Section 541(a)(7) of the Bankruptcy Code provides property of the bankruptcy estate is any interest in property that the estate acquires after the petition date. If a property interest is created by the property of the estate or results from property of the estate while the bankruptcy is pending that is also part of the bankruptcy estate. Section 541(a)(7) is a catchall more or less for property of the estate created with and during the pendency of the bankruptcy case. TMT Procurement Corp. v. Vantage Drilling Co. (In re TMT Procurement Corp.), 764 F.3d 512, 524 25 (5th Cir. 2014); H.R.REP. 95-595, 549, reprinted in 1978 U.S.C.C.A.N. 5963, 6455 & 6523 24.
The judge in Ms. Neidorf’s main bankruptcy case held she could keep the payment and it was not part of the bankruptcy estate. That decision was appealed to the Ninth Circuit Bankruptcy Appellate Panel. The 9th Cir. BAP agreed with the lower bankruptcy court judge.

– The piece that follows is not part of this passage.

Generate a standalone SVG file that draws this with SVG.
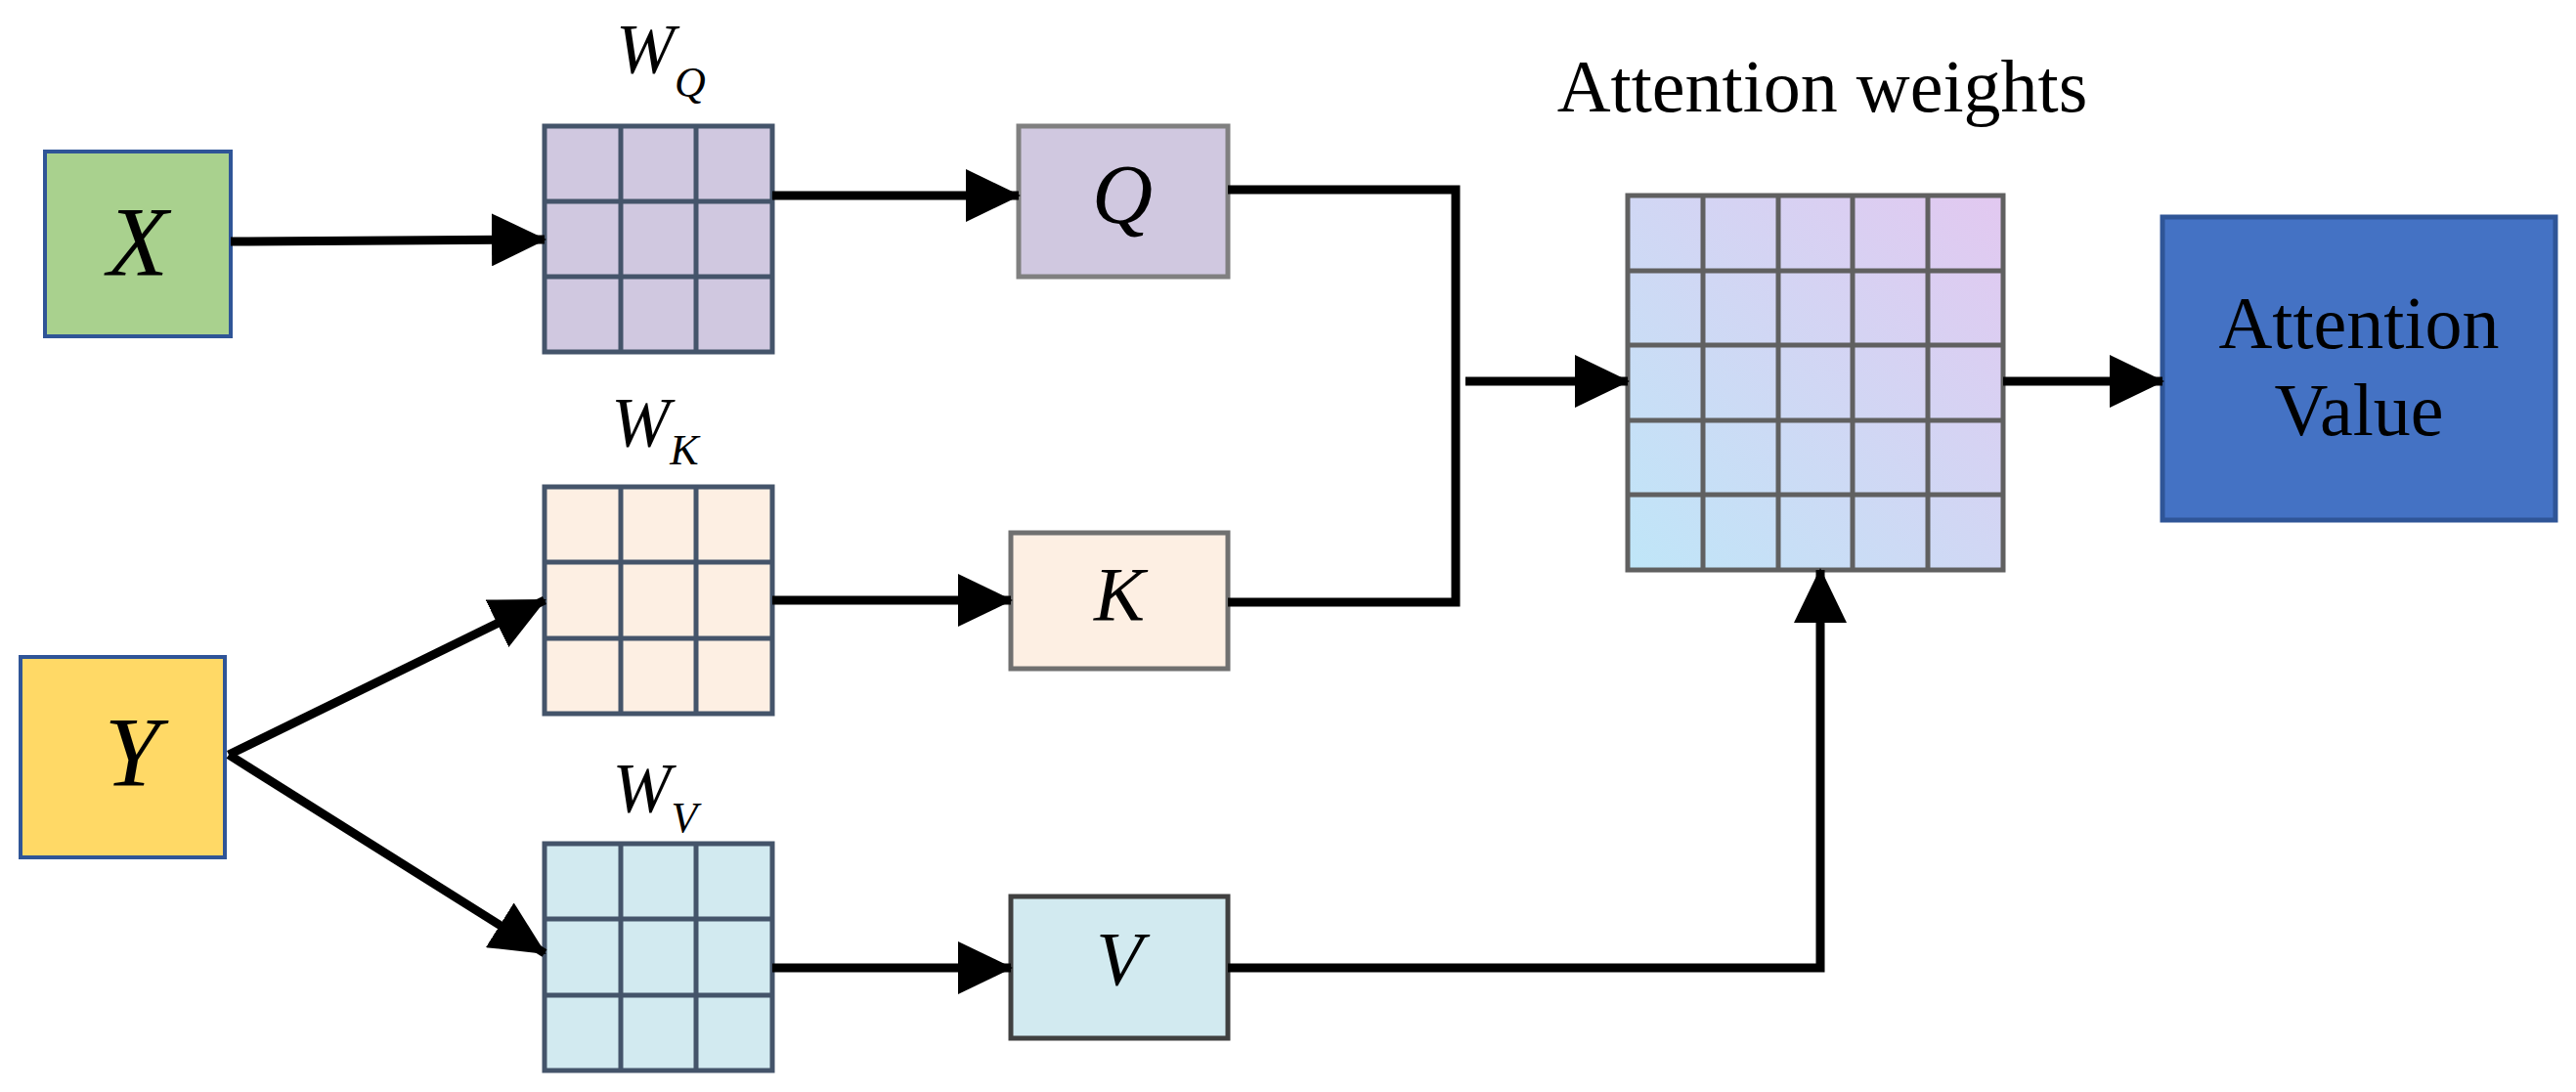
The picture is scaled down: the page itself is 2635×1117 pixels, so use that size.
<svg xmlns="http://www.w3.org/2000/svg" width="2635" height="1117" viewBox="0 0 2635 1117">
<style>
.lbl{font-family:"Liberation Serif",serif;font-style:italic;fill:#000;text-anchor:middle}
.txt{font-family:"Liberation Serif",serif;fill:#000;text-anchor:middle}
.grid{stroke:#44546A;stroke-width:5;fill:none}
.ln{stroke:#000;stroke-width:9;fill:none}
</style>
<defs>
<marker id="ah" markerUnits="userSpaceOnUse" markerWidth="56" markerHeight="54" refX="54" refY="27" orient="auto"><path d="M0,0 L56,27 L0,54 Z" fill="#000"/></marker>
<linearGradient id="ag" x1="0" y1="1" x2="1" y2="0"><stop offset="0" stop-color="#BFE6F8"/><stop offset="1" stop-color="#E2C8F0"/></linearGradient>
</defs>
<g id="X"><rect x="46" y="155" width="190" height="189" fill="#A9D18E" stroke="#2F5597" stroke-width="4"/><text class="lbl" x="141" y="282" font-size="102">X</text></g>
<g id="Y"><rect x="21" y="672" width="209" height="205" fill="#FFD966" stroke="#2F5597" stroke-width="4"/><text class="lbl" x="135" y="804" font-size="102">Y</text></g>
<g id="WQ"><rect x="557" y="129" width="233" height="231" fill="#D0C8E0"/><path class="grid" d="M557,129h233v231h-233z M635,129v231 M712,129v231 M557,206h233 M557,283h233"/><text class="lbl" x="676" y="74" font-size="72">W<tspan font-size="44" dy="25">Q</tspan></text></g>
<g id="WK"><rect x="557" y="498" width="233" height="232" fill="#FDEFE3"/><path class="grid" d="M557,498h233v232h-233z M635,498v232 M712,498v232 M557,575h233 M557,653h233"/><text class="lbl" x="670" y="456" font-size="72">W<tspan font-size="44" dy="19">K</tspan></text></g>
<g id="WV"><rect x="557" y="863" width="233" height="232" fill="#D2EAF0"/><path class="grid" d="M557,863h233v232h-233z M635,863v232 M712,863v232 M557,940h233 M557,1018h233"/><text class="lbl" x="670" y="830" font-size="72">W<tspan font-size="44" dy="21">V</tspan></text></g>
<g id="Q"><rect x="1042" y="129" width="214" height="154" fill="#D0C8E0" stroke="#808080" stroke-width="5"/><text class="lbl" x="1148" y="228" font-size="86">Q</text></g>
<g id="K"><rect x="1034" y="545" width="222" height="139" fill="#FDEFE3" stroke="#707070" stroke-width="5"/><text class="lbl" x="1145" y="634" font-size="78">K</text></g>
<g id="V"><rect x="1034" y="917" width="222" height="145" fill="#D2EAF0" stroke="#404040" stroke-width="5"/><text class="lbl" x="1145" y="1007" font-size="78">V</text></g>
<g id="AW"><rect x="1665" y="200" width="384" height="383" fill="url(#ag)"/><path d="M1665,200h384v383h-384z M1742,200v383 M1819,200v383 M1895,200v383 M1972,200v383 M1665,277h384 M1665,353h384 M1665,430h384 M1665,506h384" stroke="#606060" stroke-width="5" fill="none"/><text class="txt" x="1864" y="114" font-size="76">Attention weights</text></g>
<g id="AV"><rect x="2212" y="222" width="402" height="310" fill="#4472C4" stroke="#2F5597" stroke-width="5"/><text class="txt" x="2413" y="356" font-size="76">Attention</text><text class="txt" x="2413" y="445" font-size="76">Value</text></g>
<g id="connectors">
<path class="ln" d="M236,247 L557,245" marker-end="url(#ah)"/>
<path class="ln" d="M790,200 L1042,200" marker-end="url(#ah)"/>
<path class="ln" d="M234,772 L557,614" marker-end="url(#ah)"/>
<path class="ln" d="M234,772 L557,975" marker-end="url(#ah)"/>
<path class="ln" d="M790,614 L1034,614" marker-end="url(#ah)"/>
<path class="ln" d="M790,990 L1034,990" marker-end="url(#ah)"/>
<path class="ln" d="M1256,194 H1489 V616 H1256"/>
<path class="ln" d="M1499,390 L1665,390" marker-end="url(#ah)"/>
<path class="ln" d="M1256,990 H1862 V583" marker-end="url(#ah)"/>
<path class="ln" d="M2049,390 L2212,390" marker-end="url(#ah)"/>
</g>
</svg>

The 9th Cir. BAP held the Chapter 7 trustee did not prove how the bankruptcy estate could have an interest in the postpetition payment resulting from the foreclosure of Ms. Neidorf’s home. How was the payment created with or by property of the estate? Just because Ms. Neidorf’s house was part of the bankruptcy estate does not automatically mean the payment resulting from the foreclosure of the house is an after-acquired property pursuant to Section 541(a)(7) of the Bankruptcy Code. The foreclosure payment was actually the result of circumstances that occurred after the filing of Ms. Neidorf’s Chapter 7 bankruptcy case. Bank of America, N.A. entered into a settlement in a lawsuit that then created the right to payment to borrowers that were in foreclosure between January 1, 2009, to December 31, 2010.
Just because an asset is created by an asset of the bankruptcy estate does not automatically mean the asset is part of the bankruptcy estate that must be turned over to the trustee.